-- start of Stored records --

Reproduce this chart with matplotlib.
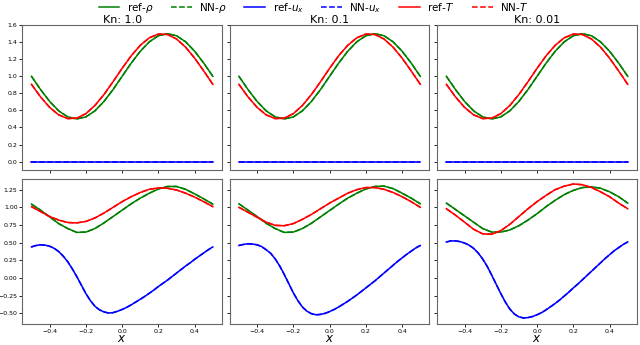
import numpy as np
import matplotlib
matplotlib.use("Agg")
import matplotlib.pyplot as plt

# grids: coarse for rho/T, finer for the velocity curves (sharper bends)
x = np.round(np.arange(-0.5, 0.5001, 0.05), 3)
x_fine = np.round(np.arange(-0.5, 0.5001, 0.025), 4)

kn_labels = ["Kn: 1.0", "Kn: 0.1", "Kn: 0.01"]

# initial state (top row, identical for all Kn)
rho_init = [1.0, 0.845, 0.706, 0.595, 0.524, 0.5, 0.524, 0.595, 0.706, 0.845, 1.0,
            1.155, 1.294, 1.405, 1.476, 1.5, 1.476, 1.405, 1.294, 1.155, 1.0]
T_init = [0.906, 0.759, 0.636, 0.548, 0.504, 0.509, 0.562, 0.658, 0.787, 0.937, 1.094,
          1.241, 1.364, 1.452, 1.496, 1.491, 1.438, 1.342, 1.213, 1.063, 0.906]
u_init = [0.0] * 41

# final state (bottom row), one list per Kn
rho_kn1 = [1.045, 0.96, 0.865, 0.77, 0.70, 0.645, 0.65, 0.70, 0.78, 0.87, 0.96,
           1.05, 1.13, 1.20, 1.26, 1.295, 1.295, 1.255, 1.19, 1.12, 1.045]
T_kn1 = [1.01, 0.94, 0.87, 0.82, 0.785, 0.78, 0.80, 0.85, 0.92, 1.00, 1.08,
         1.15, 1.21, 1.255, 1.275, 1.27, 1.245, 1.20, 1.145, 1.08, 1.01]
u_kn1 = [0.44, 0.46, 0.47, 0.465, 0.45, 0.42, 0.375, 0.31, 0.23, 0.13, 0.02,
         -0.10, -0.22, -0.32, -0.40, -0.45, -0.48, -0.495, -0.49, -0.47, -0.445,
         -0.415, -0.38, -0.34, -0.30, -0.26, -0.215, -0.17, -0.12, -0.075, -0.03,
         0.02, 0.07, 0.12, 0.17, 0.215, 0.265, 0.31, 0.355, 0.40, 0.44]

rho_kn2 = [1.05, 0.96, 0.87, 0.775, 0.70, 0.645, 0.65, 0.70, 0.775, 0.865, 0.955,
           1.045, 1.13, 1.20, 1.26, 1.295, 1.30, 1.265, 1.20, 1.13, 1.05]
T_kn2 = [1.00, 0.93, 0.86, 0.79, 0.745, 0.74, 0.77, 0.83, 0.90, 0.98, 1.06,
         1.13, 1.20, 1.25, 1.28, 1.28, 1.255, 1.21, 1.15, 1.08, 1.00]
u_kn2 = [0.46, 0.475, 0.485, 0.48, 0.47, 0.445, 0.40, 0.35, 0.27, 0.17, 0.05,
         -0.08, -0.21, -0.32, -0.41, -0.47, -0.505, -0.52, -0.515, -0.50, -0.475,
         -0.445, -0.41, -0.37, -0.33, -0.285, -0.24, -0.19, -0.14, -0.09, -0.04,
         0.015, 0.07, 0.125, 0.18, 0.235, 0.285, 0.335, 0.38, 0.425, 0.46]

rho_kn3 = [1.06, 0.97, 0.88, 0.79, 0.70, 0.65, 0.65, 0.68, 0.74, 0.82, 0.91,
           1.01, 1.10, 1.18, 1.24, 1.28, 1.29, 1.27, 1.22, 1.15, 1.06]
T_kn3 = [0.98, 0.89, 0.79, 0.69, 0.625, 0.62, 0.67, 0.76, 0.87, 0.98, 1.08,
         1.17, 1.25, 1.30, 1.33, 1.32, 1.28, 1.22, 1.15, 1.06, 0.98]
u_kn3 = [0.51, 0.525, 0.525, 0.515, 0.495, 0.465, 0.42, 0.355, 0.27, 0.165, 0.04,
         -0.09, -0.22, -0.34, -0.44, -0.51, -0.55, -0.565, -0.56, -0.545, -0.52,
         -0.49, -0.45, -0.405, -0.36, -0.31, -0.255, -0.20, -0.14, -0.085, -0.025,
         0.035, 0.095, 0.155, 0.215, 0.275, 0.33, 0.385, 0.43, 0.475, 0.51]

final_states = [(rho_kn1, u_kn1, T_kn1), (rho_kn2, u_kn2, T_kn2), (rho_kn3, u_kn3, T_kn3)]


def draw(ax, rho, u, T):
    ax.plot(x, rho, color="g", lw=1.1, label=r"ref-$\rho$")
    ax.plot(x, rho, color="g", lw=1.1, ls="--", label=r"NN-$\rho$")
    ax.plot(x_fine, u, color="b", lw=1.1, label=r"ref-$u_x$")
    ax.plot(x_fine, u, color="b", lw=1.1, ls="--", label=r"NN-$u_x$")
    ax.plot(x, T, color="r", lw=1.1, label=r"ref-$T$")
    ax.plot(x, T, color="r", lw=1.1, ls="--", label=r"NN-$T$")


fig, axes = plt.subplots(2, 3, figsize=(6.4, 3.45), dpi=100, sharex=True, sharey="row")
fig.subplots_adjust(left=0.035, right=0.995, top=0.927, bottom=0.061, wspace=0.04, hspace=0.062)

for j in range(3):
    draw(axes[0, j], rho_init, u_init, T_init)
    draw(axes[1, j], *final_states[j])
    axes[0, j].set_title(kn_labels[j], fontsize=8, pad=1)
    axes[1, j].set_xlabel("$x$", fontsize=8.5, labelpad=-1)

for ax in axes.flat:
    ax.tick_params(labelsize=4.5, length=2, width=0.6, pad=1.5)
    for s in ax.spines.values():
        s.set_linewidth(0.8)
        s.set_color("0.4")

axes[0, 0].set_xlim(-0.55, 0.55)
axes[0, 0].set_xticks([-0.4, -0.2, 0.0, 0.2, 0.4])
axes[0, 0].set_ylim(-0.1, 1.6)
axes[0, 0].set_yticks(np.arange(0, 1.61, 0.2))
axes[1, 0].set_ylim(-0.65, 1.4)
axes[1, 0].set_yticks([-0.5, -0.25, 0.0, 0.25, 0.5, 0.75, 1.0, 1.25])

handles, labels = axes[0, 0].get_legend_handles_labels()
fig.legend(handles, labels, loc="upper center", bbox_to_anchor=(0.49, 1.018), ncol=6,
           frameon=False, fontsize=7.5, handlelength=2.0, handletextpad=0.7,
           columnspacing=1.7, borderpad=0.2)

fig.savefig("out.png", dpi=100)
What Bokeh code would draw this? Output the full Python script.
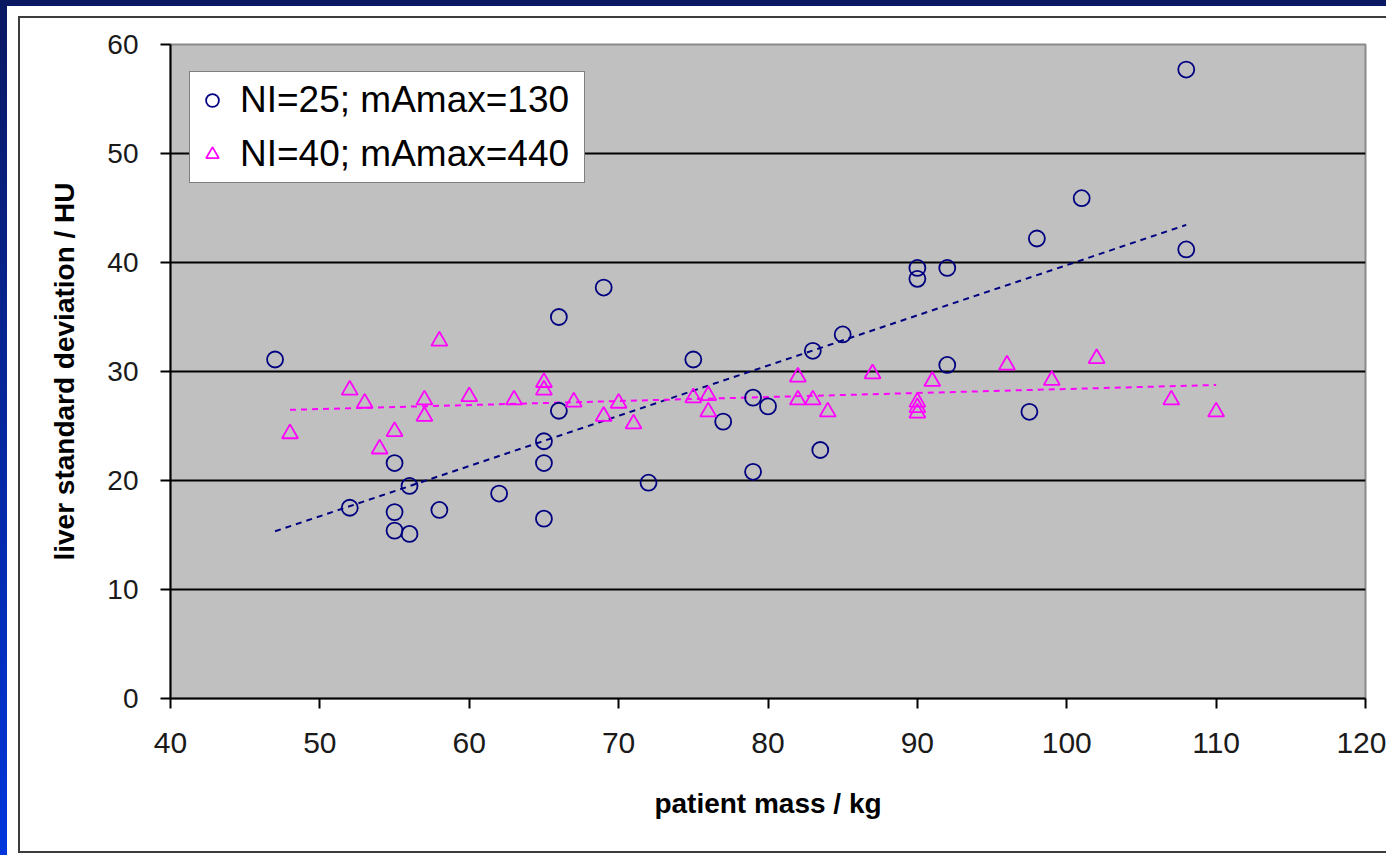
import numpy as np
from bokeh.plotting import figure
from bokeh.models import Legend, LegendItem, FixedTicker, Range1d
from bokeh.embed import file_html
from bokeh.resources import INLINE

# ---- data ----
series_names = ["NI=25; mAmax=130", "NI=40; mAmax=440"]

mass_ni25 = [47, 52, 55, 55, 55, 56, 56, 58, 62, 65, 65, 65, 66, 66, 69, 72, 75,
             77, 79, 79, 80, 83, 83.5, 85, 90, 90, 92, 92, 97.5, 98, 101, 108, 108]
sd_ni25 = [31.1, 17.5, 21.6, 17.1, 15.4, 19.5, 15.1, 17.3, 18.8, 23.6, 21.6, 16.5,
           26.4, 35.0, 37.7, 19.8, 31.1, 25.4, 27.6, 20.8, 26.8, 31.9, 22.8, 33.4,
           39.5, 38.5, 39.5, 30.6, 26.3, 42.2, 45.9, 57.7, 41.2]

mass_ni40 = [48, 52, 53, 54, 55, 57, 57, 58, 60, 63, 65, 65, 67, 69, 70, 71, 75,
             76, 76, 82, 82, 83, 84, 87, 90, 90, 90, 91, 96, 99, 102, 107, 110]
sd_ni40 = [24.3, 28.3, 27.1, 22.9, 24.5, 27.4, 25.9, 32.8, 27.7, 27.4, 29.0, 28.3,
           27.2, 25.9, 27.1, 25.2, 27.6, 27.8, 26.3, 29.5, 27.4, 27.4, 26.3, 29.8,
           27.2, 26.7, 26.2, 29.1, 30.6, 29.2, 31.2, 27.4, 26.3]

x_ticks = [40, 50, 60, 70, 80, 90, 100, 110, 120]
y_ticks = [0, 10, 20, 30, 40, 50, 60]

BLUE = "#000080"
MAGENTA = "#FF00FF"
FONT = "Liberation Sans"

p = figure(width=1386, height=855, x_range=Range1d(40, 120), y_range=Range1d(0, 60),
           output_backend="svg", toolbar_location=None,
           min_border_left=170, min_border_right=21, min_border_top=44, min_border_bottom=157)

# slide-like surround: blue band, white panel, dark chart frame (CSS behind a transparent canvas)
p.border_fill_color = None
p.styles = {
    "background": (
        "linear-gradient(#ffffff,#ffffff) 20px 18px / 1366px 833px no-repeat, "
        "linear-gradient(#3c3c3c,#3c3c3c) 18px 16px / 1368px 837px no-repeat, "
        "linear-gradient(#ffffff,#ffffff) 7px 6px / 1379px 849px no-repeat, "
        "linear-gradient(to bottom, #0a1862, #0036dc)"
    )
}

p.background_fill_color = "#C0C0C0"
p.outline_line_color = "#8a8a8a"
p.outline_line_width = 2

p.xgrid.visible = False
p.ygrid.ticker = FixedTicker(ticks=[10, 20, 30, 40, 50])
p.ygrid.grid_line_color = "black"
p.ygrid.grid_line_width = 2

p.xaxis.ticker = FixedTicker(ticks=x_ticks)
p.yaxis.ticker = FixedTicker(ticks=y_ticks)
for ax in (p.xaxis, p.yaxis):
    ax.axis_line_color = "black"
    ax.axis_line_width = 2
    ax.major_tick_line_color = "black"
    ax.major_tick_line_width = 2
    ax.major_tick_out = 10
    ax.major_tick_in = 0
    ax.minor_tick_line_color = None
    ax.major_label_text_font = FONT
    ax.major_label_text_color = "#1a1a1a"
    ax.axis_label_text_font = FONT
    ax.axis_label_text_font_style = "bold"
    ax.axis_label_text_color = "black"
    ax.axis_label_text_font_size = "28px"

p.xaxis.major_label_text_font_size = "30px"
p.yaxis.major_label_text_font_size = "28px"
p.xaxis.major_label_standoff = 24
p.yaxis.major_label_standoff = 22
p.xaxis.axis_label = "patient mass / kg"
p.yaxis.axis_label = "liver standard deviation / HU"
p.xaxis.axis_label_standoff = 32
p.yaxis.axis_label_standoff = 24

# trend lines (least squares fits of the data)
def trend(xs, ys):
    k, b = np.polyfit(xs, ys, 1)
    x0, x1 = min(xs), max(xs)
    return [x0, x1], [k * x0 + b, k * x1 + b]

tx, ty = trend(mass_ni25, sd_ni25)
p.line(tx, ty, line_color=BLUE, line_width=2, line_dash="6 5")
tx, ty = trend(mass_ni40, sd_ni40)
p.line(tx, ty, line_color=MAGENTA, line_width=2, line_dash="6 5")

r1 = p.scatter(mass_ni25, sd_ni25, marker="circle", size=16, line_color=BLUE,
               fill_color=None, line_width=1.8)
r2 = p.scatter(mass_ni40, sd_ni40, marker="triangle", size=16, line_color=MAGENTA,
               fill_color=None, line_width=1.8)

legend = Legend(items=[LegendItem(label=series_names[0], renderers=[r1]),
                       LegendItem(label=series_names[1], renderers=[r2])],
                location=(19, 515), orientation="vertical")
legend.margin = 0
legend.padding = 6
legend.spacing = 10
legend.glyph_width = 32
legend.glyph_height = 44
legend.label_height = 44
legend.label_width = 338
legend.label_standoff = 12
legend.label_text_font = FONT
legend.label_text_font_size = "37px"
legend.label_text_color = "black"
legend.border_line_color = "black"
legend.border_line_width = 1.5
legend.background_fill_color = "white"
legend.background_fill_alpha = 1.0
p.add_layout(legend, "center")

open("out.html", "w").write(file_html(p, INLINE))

-- end of Stored records --
-- start of Stored records --

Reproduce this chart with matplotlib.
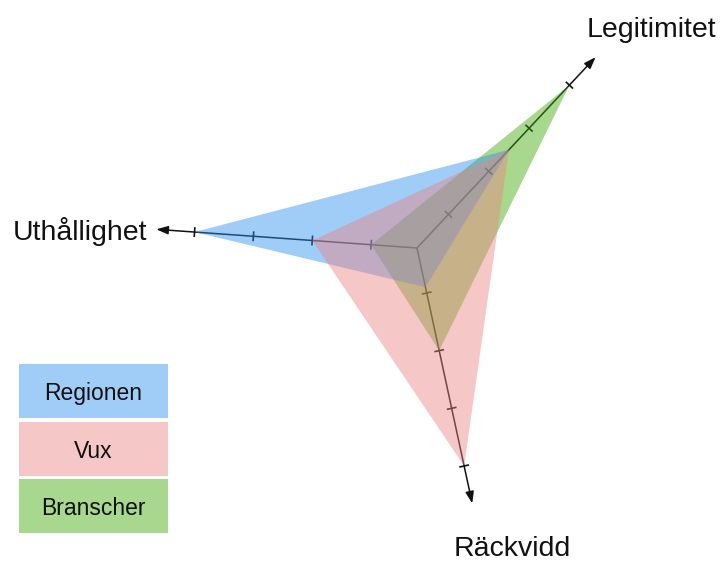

-- end of Stored records --
-- start of Stored records --

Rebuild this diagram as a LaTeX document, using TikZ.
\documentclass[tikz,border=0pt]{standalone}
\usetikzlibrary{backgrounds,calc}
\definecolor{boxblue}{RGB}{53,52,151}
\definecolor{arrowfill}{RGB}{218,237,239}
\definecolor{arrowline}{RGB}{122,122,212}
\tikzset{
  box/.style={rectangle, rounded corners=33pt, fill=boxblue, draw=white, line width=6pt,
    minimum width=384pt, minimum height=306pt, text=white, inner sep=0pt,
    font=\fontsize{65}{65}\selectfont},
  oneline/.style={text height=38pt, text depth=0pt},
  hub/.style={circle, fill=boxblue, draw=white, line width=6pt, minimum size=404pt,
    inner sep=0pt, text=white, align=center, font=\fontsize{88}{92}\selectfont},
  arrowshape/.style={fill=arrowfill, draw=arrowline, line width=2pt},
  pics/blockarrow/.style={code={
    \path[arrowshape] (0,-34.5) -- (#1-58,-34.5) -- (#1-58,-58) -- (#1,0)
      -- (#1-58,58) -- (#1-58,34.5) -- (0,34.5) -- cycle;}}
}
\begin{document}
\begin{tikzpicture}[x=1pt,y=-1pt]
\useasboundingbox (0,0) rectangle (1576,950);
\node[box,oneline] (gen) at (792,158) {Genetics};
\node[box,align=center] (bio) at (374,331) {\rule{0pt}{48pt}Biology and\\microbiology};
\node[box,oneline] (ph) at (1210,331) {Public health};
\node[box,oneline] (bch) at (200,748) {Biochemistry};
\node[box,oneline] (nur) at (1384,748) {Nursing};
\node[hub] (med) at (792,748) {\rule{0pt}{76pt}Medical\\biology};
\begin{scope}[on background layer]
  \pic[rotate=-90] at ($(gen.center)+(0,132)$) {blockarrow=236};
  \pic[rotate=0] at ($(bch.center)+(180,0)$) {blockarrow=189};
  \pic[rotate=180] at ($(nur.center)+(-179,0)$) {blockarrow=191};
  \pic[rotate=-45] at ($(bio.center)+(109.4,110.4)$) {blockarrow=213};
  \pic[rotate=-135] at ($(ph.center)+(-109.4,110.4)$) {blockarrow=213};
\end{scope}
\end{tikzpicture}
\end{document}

-- end of Stored records --

• **Exercise**
From the entries above, list each line with "matplotlib" in it.

• **Output for this task**
Reproduce this chart with matplotlib.
import matplotlib
matplotlib.use("Agg")
import matplotlib.pyplot as plt
Reproduce this chart with matplotlib.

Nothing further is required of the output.